As an ornamental garden plant the Bean has never received the attention it seems to deserve. A plant of Broad Beans grown singly is quite a stately plant, and the rich scent is an additional attraction to many, though to many others it is too strong, and it has a bad character—"Sleep in a Bean-field all night if you want to have awful dreams or go crazy," is a Leicestershire proverb:[34:3] and the Scarlet Runner (which is also a Bean) is one of the most beautiful climbers we have.
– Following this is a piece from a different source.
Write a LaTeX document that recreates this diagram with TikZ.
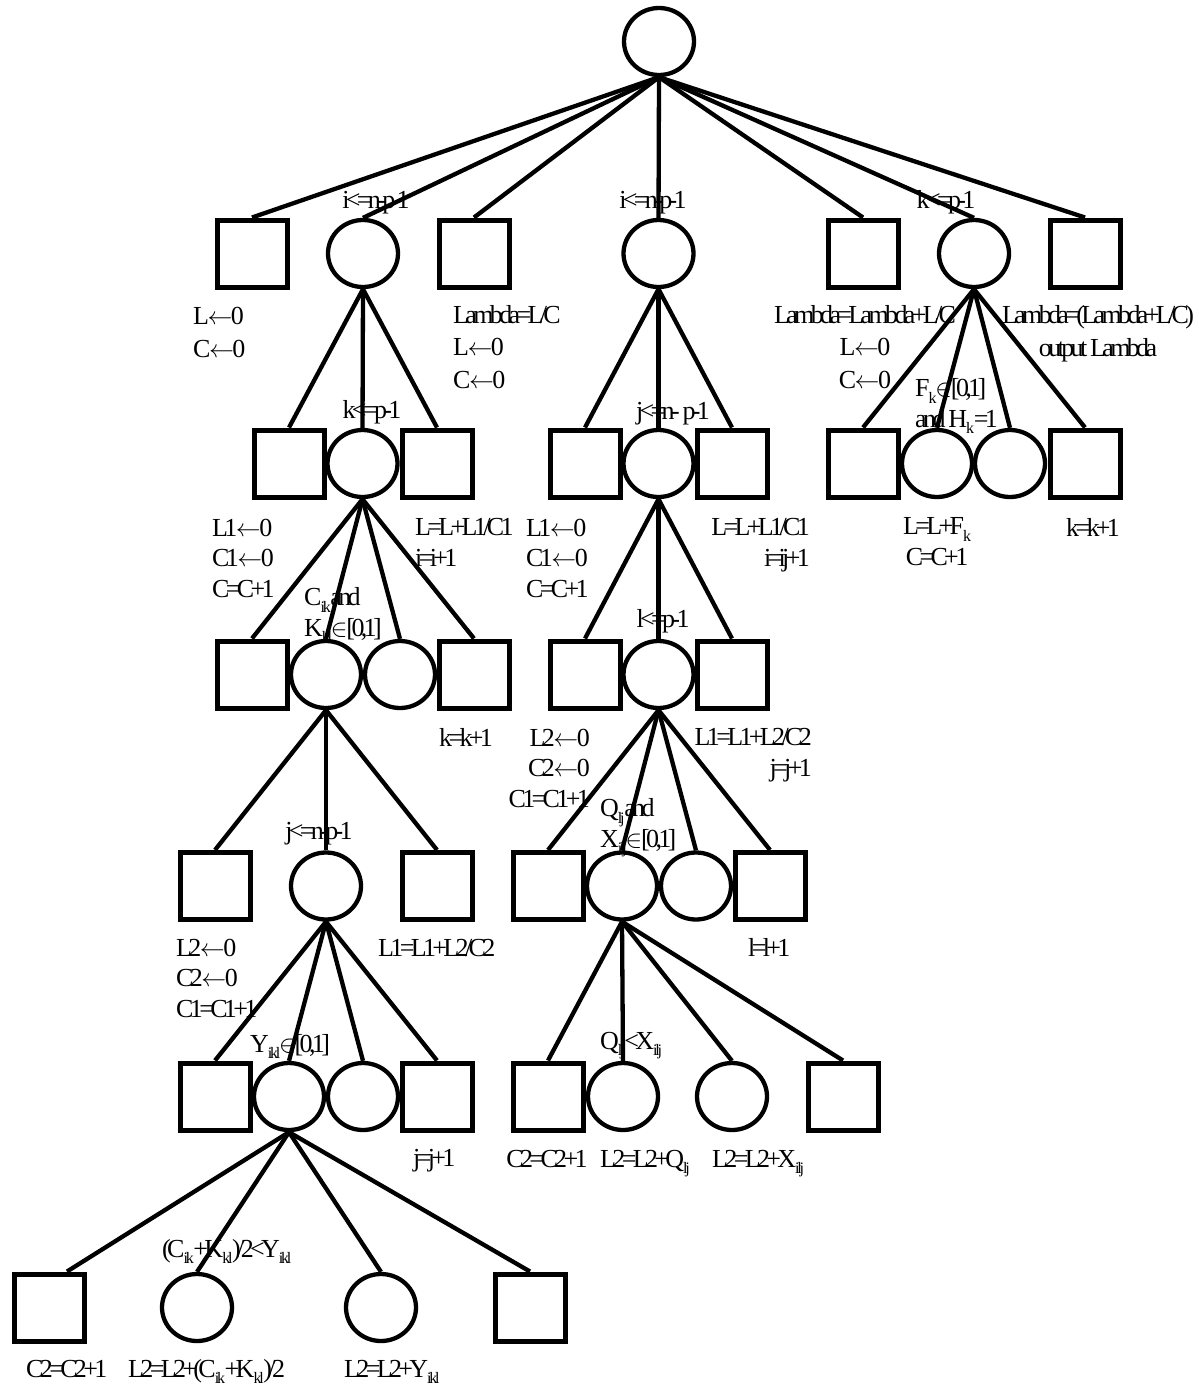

In England we seldom grow it for ornament, but in France I have seen it used with excellent effect to cover a trellis-screen, mixed with the large blue Convolvulus major.
FOOTNOTES:
[34:1] Chaucer, "The Marchandes Tale," 19.
[34:2] Ibid., "The Man of Lawes Tale," prologue.
[34:3] Copied from the mediæval proverb: "Cum faba florescit, stultorum copia crescit."